Task requirements => Retype the lines from the first one in the records down to the line containing "from matplotlib.patches import Rectangle", counting both, and leave out any pictures.

(Stored data entries)
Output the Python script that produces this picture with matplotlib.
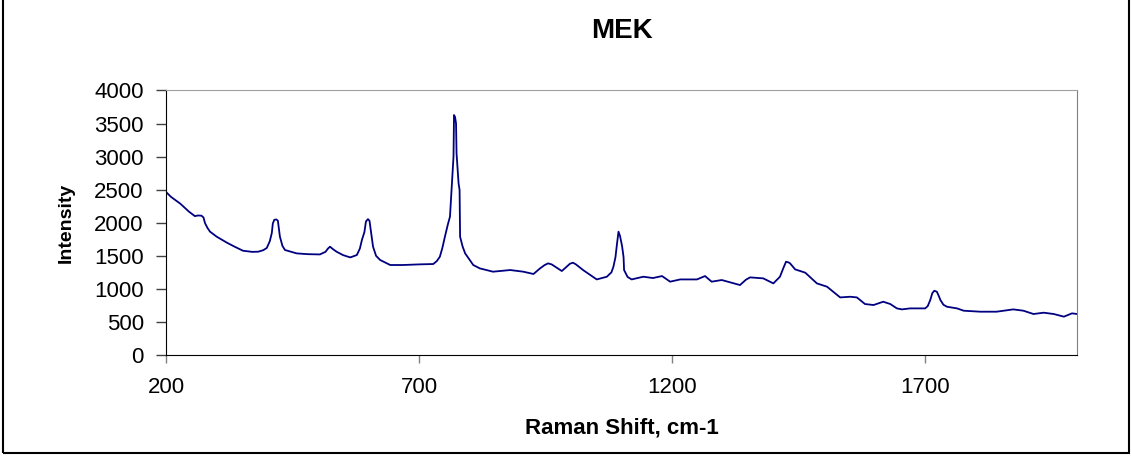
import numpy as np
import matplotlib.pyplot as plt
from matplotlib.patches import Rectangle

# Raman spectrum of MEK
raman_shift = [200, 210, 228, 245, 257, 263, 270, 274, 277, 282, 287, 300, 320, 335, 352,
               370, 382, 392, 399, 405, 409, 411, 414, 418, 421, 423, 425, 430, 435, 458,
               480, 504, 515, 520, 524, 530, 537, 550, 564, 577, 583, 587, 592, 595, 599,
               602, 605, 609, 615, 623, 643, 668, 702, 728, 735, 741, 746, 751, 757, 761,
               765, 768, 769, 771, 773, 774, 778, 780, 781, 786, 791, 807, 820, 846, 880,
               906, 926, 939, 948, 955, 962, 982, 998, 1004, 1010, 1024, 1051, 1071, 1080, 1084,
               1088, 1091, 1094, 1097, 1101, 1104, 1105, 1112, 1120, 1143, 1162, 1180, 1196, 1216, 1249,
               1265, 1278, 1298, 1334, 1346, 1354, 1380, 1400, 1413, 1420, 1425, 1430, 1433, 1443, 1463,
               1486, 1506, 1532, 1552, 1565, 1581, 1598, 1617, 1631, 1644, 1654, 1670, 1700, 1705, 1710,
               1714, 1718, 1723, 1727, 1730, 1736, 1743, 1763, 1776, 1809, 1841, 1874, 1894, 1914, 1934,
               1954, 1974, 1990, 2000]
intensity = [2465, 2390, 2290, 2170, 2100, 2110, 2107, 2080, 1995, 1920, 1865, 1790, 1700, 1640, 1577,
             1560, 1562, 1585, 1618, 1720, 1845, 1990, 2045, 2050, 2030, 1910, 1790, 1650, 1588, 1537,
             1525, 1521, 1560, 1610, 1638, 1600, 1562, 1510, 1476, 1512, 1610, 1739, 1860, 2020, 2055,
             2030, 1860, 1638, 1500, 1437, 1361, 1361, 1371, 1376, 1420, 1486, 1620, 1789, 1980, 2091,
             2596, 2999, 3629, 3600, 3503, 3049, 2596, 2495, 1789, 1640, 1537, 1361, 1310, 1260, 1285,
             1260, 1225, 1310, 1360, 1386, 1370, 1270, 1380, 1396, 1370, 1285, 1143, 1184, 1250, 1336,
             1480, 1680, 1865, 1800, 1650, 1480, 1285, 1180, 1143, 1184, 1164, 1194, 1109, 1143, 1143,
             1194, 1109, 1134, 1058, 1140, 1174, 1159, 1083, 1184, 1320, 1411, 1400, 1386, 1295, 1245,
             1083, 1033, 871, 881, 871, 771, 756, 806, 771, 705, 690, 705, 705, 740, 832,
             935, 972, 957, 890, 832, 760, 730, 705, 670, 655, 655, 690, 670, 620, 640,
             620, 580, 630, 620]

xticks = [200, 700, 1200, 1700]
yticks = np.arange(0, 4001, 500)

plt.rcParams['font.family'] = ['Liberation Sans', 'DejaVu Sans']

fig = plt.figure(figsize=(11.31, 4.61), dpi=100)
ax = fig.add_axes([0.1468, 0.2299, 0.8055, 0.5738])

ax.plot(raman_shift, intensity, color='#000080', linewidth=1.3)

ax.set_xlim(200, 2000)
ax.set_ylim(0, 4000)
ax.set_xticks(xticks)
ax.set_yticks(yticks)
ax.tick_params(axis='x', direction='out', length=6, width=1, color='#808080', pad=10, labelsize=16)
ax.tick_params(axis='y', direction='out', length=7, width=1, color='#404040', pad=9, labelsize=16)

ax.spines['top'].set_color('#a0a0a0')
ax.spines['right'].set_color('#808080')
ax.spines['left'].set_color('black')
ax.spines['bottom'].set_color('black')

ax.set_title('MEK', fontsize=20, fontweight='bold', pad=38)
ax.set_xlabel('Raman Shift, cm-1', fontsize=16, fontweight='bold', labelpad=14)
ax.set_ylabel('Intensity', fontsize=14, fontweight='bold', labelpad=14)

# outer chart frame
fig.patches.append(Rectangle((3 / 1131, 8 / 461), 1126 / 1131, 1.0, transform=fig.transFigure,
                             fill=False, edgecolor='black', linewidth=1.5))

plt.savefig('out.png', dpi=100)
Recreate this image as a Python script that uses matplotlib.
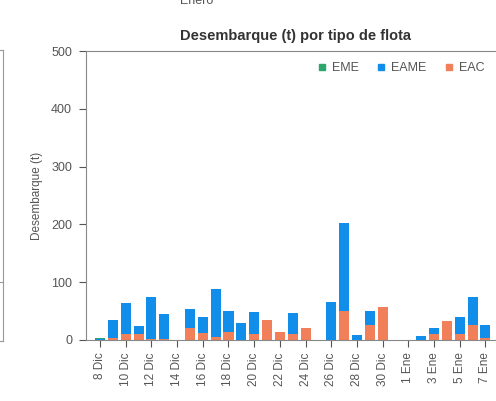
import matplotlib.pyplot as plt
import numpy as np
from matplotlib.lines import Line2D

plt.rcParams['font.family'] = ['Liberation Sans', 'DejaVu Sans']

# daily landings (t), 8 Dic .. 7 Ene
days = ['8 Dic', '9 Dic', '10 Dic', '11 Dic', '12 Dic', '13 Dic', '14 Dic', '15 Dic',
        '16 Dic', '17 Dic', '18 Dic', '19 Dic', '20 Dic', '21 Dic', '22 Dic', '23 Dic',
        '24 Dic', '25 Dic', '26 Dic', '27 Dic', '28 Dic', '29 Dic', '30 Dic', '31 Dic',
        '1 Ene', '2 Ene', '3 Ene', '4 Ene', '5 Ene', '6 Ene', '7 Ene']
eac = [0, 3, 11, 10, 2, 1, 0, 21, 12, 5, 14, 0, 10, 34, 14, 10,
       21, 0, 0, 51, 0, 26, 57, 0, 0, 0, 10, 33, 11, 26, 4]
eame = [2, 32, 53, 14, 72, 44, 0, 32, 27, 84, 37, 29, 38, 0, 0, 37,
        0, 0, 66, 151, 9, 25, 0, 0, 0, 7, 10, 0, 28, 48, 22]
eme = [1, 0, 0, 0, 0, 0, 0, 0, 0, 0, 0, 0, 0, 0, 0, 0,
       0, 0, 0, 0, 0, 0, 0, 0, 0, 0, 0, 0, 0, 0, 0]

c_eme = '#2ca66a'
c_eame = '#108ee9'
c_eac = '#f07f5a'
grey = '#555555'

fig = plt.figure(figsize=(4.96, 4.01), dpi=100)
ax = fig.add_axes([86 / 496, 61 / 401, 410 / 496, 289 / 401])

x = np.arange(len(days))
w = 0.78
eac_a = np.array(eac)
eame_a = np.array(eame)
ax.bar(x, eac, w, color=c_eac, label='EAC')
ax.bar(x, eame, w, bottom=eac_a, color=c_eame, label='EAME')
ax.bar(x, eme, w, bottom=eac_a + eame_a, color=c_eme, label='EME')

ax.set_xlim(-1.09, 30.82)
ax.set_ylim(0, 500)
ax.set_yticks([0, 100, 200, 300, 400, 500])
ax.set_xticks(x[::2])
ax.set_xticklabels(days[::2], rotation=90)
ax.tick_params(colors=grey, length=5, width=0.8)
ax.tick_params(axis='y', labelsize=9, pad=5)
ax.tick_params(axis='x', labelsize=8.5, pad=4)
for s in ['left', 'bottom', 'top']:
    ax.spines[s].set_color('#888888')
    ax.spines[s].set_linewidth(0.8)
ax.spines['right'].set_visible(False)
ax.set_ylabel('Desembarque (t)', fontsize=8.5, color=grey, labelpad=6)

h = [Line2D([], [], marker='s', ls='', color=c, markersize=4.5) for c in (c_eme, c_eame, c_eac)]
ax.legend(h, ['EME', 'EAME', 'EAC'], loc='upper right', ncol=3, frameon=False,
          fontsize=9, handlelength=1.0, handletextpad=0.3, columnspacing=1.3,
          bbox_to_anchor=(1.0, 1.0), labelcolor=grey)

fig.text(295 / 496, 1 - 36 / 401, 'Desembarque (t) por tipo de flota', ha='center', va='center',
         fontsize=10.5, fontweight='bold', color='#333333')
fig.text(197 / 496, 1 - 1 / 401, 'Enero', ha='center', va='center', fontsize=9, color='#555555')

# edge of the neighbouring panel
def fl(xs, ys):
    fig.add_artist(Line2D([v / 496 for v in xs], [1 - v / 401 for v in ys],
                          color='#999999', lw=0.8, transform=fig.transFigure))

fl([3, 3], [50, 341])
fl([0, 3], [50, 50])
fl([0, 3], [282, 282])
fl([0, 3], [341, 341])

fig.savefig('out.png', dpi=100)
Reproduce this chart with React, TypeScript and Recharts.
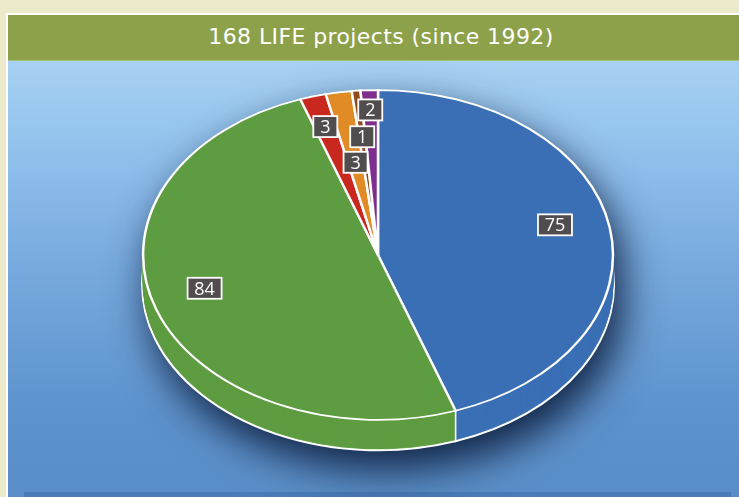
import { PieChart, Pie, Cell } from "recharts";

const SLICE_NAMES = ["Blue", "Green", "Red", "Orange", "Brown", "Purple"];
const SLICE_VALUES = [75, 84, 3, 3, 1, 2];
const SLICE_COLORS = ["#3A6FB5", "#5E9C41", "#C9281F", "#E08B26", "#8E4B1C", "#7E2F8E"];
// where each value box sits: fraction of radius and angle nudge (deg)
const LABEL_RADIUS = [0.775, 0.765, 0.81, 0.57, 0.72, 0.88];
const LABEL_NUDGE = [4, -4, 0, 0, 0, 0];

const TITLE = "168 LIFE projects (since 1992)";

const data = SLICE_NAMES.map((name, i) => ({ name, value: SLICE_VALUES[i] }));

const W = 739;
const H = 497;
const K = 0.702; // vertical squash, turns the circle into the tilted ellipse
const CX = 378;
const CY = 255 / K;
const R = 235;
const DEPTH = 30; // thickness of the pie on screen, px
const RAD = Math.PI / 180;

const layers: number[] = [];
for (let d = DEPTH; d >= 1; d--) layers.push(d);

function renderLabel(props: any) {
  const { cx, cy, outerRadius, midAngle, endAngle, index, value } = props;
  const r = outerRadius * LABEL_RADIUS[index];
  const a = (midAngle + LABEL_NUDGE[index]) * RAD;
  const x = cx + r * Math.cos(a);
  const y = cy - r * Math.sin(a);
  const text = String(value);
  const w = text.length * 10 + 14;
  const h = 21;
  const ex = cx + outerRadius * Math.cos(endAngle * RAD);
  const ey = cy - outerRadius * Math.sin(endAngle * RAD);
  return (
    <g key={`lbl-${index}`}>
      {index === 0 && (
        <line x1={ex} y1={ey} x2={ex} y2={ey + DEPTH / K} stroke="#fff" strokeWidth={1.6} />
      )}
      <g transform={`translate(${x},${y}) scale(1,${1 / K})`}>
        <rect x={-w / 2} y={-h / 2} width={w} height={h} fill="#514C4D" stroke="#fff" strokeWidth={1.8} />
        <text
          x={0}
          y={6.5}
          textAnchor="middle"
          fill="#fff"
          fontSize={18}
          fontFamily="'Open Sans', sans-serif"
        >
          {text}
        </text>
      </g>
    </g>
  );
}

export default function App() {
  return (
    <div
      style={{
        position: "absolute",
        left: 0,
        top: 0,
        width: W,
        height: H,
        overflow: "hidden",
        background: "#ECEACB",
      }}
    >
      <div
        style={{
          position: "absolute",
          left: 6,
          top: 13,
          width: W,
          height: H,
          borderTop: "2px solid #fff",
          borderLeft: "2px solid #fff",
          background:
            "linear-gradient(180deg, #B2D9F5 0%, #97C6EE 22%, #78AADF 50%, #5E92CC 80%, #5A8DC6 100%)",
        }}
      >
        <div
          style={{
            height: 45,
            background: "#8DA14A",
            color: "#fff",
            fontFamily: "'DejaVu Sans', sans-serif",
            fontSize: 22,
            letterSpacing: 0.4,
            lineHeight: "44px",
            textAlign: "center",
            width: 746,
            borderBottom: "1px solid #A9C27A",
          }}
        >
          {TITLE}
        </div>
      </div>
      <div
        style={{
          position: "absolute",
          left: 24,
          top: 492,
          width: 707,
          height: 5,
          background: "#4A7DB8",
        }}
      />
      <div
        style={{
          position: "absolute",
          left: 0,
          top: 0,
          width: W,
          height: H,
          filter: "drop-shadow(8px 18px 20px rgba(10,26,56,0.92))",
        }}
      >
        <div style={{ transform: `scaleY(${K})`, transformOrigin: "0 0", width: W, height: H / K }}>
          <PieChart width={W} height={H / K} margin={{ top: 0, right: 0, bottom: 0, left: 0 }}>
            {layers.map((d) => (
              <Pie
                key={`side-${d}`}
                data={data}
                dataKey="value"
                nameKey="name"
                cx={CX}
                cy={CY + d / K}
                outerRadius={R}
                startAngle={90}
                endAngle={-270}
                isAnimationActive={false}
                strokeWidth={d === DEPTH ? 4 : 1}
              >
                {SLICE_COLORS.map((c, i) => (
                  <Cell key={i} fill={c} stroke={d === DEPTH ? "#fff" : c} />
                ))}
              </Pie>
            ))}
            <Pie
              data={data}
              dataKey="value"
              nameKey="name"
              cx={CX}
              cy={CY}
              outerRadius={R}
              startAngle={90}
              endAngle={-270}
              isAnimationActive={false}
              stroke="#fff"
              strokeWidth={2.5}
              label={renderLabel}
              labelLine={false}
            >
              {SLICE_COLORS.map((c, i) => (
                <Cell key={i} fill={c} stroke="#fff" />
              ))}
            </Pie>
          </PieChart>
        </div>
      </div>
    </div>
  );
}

Written reply =>
Output the Python script that produces this picture with matplotlib.
import numpy as np
import matplotlib.pyplot as plt
from matplotlib.patches import Rectangle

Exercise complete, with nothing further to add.